Removing the tangs around the spreaders, and poking at the punky wood with a pocket knife, I had a moment of panic. My knife went in almost to the hilt. I removed the rotten stuff and found I could poke my finger all the way inside the mast. Arrgh!


Dark hole of despair.


It felt strangely clean and geomentric inside, though. Hmmm. I pulled out the set of old plans John had given me and, low and behold, these old wooden masts were built hollow.


Lightning plans showing hollow mast.


There’s a block inside which is still solid, near the fittings for strength. There’s just a small section of the middle casing strip that’s rotten, the rest is sound. Looks like water has been getting in around the open screw holes and spreader bars. Just needs a patch job. I’ll fill the gap with a plug and seal it all up with thickened epoxy, and she should be good to go.

On another topic: Thinking ahead, I will need a place to sleep on board. John said he found it cramped, and ended up removing one of the thwart seats so he could lay in the bottom. He’s right: the side benches are too narrow for sleeping.

When I tore out the old jacuzzi, I removed a really nice board of 3/4″ spruce, 1 foot wide and 7 feet long, now thirty years old. Hard to come by these days, and in really good shape.

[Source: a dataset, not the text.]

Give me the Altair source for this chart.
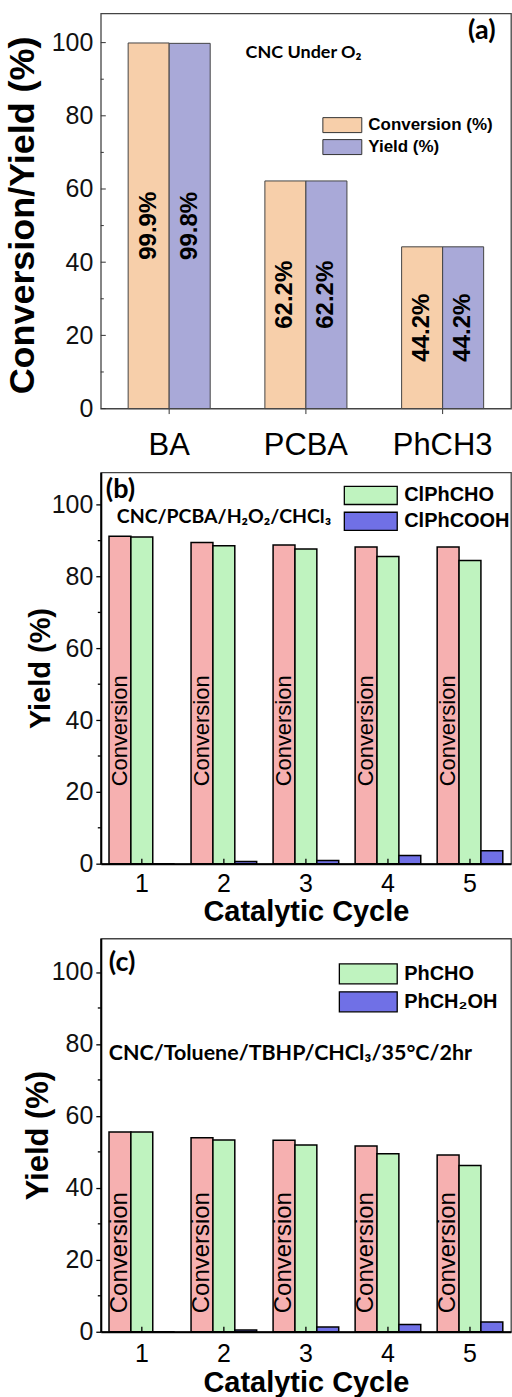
import altair as alt
import pandas as pd

FONT = "Liberation Sans"
AFONT = "Lato"

# ---------------- data ----------------
a_substrates = ["BA", "PCBA", "PhCH3"]
a_series = ["Conversion (%)", "Yield (%)"]
a_conversion = [99.9, 62.2, 44.2]
a_yield = [99.8, 62.2, 44.2]
a_conv_labels = ["99.9%", "62.2%", "44.2%"]
a_yield_labels = ["99.8%", "62.2%", "44.2%"]

cycles = [1, 2, 3, 4, 5]
b_series = ["Conversion", "ClPhCHO", "ClPhCOOH"]
b_conversion = [91.2, 89.5, 88.8, 88.2, 88.2]
b_aldehyde = [91.0, 88.6, 87.7, 85.6, 84.5]
b_acid = [0.0, 0.6, 0.9, 2.3, 3.6]

c_series = ["Conversion", "PhCHO", "PhCH₂OH"]
c_conversion = [55.5, 53.9, 53.2, 51.6, 49.1]
c_aldehyde = [55.5, 53.3, 51.9, 49.5, 46.2]
c_alcohol = [0.0, 0.5, 1.3, 2.0, 2.7]

major_ticks = [0, 20, 40, 60, 80, 100]
minor_ticks = [10, 30, 50, 70, 90]

a_colors = ["#f7cfaa", "#a9a9d8"]
bc_colors = ["#f6b0b0", "#bff3bf", "#7070e6"]

W = 411
HA, HB, HC = 396, 392, 394
LEFT_EXTENT = -100  # common left bound for every panel so plot areas line up


def ticks_df(vals):
    return pd.DataFrame({"value": vals})


def left_anchor():
    # invisible rule that gives every panel the same left extent
    return alt.Chart(pd.DataFrame({"k": [0]})).mark_rule(strokeOpacity=0).encode(
        x=alt.value(LEFT_EXTENT), x2=alt.value(LEFT_EXTENT + 1), y=alt.value(0))


# ---------------- panel (a) ----------------
dfa = pd.DataFrame({
    "substrate": a_substrates * 2,
    "series": [a_series[0]] * 3 + [a_series[1]] * 3,
    "value": a_conversion + a_yield,
    "label": a_conv_labels + a_yield_labels,
})

xa = alt.X("substrate:N", sort=a_substrates, title=None,
           scale=alt.Scale(paddingInner=0.4, paddingOuter=0.2),
           axis=alt.Axis(labelAngle=0, labelFont=FONT, labelFontSize=31, labelColor="black",
                         tickSize=5, tickColor="#333", labelPadding=17, domain=False))
ya_scale = alt.Scale(domain=[0, 108], nice=False)
ya_axis = alt.Axis(values=major_ticks, tickSize=0, labelPadding=8, grid=False, domain=False,
                   labelFont=FONT, labelFontSize=25, labelColor="#111",
                   title="Conversion/Yield (%)", titleFont=FONT, titleFontSize=36,
                   titleFontWeight="bold", titleColor="black", titleX=-78, titleY=HA / 2 + 4,
                   titleAngle=270, titleAlign="center", titleBaseline="middle")
ya = alt.Y("value:Q", scale=ya_scale, axis=ya_axis)
xoff_a = alt.XOffset("series:N", sort=a_series)

bars_a = alt.Chart(dfa).mark_bar(stroke="#444", strokeWidth=1).encode(
    x=xa, xOffset=xoff_a, y=ya,
    fill=alt.Fill("series:N", scale=alt.Scale(domain=a_series, range=a_colors),
                  legend=alt.Legend(title=None, orient="none", legendX=229.5, legendY=99.5,
                                    direction="vertical", padding=0, rowPadding=0,
                                    symbolType="M-1.625,-0.625H1.625V0.625H-1.625Z",
                                    symbolSize=576, symbolStrokeColor="#333", symbolStrokeWidth=1,
                                    labelOffset=13.5, labelFont=FONT, labelFontSize=17,
                                    labelFontWeight="bold", labelColor="black")),
)
text_a = alt.Chart(dfa).mark_text(angle=270, font=FONT, fontSize=24, fontWeight="bold",
                                   color="black", align="center", baseline="middle").transform_calculate(
    mid="datum.value / 2").encode(
    x=xa, xOffset=xoff_a, y=alt.Y("mid:Q", scale=ya_scale, axis=ya_axis), text="label:N")

maj_a = alt.Chart(ticks_df(major_ticks)).mark_rule(color="#333").encode(
    y=ya, x=alt.value(0), x2=alt.value(5))
min_a = alt.Chart(ticks_df(minor_ticks)).mark_rule(color="#333").encode(
    y=ya, x=alt.value(0), x2=alt.value(3))

ann_a1 = alt.Chart(pd.DataFrame({"t": ["CNC Under O₂"]})).mark_text(
    font=AFONT, fontSize=18, fontWeight="bold", color="black", align="left", baseline="middle").encode(
    x=alt.value(145), y=alt.value(40), text="t:N")
ann_a2 = alt.Chart(pd.DataFrame({"t": ["(a)"]})).mark_text(
    font=AFONT, fontSize=27, fontWeight="bold", color="black", align="left", baseline="middle").encode(
    x=alt.value(368), y=alt.value(18), text="t:N")

panel_a = alt.layer(bars_a, text_a, maj_a, min_a, ann_a1, ann_a2, left_anchor()).properties(
    width=W, height=HA)


# ---------------- panels (b) and (c) ----------------
def cycle_panel(series, colors, conv, ald, side, H, ymax, conv_pos, conv_size,
                legend_x, legend_y, sym_path, sym_size, lab_off, ann_rows, title_x, title_size,
                xlab_pad, xtitle_y):
    df = pd.DataFrame({
        "cycle": cycles * 3,
        "series": [series[0]] * 5 + [series[1]] * 5 + [series[2]] * 5,
        "value": conv + ald + side,
    })
    xsc = alt.Scale(paddingInner=0.2, paddingOuter=0.1)
    x = alt.X("cycle:O", title="Catalytic Cycle", scale=xsc,
              axis=alt.Axis(labelAngle=0, labelFont=FONT, labelFontSize=25, labelColor="black",
                            tickSize=0, labelPadding=xlab_pad, domain=True, domainColor="black",
                            domainWidth=2, titleFont=FONT, titleFontSize=29, titleFontWeight="bold",
                            titleColor="black", titleY=xtitle_y, titleBaseline="middle"))
    ysc = alt.Scale(domain=[0, ymax], nice=False)
    y = alt.Y("value:Q", scale=ysc,
              axis=alt.Axis(values=major_ticks, tickSize=5, tickColor="black", tickWidth=1.3,
                            labelPadding=3, grid=False, domain=True, domainColor="black",
                            domainWidth=2, labelFont=FONT, labelFontSize=25, labelColor="#111",
                            title="Yield (%)", titleFont=FONT, titleFontSize=title_size,
                            titleFontWeight="bold", titleColor="black", titleX=title_x,
                            titleY=H / 2, titleAngle=270, titleAlign="center",
                            titleBaseline="middle"))
    xoff = alt.XOffset("series:N", sort=series)
    bars = alt.Chart(df).mark_bar(stroke="black", strokeWidth=1.5).encode(
        x=x, xOffset=xoff, y=y,
        fill=alt.Fill("series:N", scale=alt.Scale(domain=series, range=colors),
                      legend=alt.Legend(values=series[1:], title=None, orient="none",
                                        legendX=legend_x, legendY=legend_y, direction="vertical",
                                        padding=0, rowPadding=0, symbolType=sym_path,
                                        symbolSize=sym_size, symbolStrokeColor="black",
                                        symbolStrokeWidth=1.3, labelOffset=lab_off,
                                        labelFont=FONT, labelFontSize=20, labelFontWeight="bold",
                                        labelColor="black")),
    )
    conv_txt = alt.Chart(df).transform_filter(alt.datum.series == series[0]).mark_text(
        angle=270, font=FONT, fontSize=conv_size, color="black", align="center",
        baseline="middle").encode(
        x=x, xOffset=xoff, y=alt.datum(conv_pos), text=alt.value("Conversion"))
    minor = alt.Chart(ticks_df(minor_ticks)).mark_rule(color="black", strokeWidth=1.3).encode(
        y=y, x=alt.value(-3), x2=alt.value(0))
    xticks = alt.Chart(pd.DataFrame({"cycle": cycles})).mark_rule(color="black", strokeWidth=1.3).encode(
        x=x, y=alt.value(H - 5), y2=alt.value(H))
    anns = []
    for txt, ax, ay, fs in ann_rows:
        anns.append(alt.Chart(pd.DataFrame({"t": [txt]})).mark_text(
            font=AFONT, fontSize=fs, fontWeight="bold", color="black", align="left",
            baseline="middle").encode(x=alt.value(ax), y=alt.value(ay), text="t:N"))
    return alt.layer(bars, conv_txt, minor, xticks, *anns, left_anchor()).properties(
        width=W, height=H)


panel_b = cycle_panel(
    b_series, bc_colors, b_conversion, b_aldehyde, b_acid, HB, 109, 37, 22,
    257, 9.5, "M-2.12,-0.73H2.12V0.73H-2.12Z", 625, 20,
    [("(b)", 5, 18, 27), ("CNC/PCBA/H₂O₂/CHCl₃", 16, 44.7, 19.5)], -60, 29, 8, 47.7)

panel_c = cycle_panel(
    c_series, bc_colors, c_conversion, c_aldehyde, c_alcohol, HC, 109.3, 22, 24,
    253, 20.4, "M-2.07,-0.714H2.07V0.714H-2.07Z", 784, 21,
    [("(c)", 8, 24.4, 27), ("CNC/Toluene/TBHP/CHCl₃/35°C/2hr", 8, 115.7, 21.5)], -62.5, 31, 10, 50.7)

top = alt.vconcat(panel_a, panel_b, spacing=10).resolve_scale(
    x="independent", y="independent", fill="independent", xOffset="independent").resolve_legend(
    fill="independent")

chart = alt.vconcat(top, panel_c, spacing=10).resolve_scale(
    x="independent", y="independent", fill="independent", xOffset="independent").resolve_legend(
    fill="independent").properties(
    padding={"left": 0, "top": 11, "right": 0, "bottom": 0}, background="white"
).configure_view(stroke="#444", strokeWidth=1.3)

chart.save("out.html", embed_options={"renderer": "svg", "actions": False})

I dug it out of the refuse pile, removed the bead board and moulding, and it was just the right length and width. It can be lashed on top of the side bench until needed, then will slide over to double the width of the bench, supported at the ends by the center and aft thwarts. I even gave it a try. Perfect, for a temporary fix.

If it works out, I may make a nice varnished pair with cushions on top for each side. Will make side bunks for two, and they only need go along for camping trips.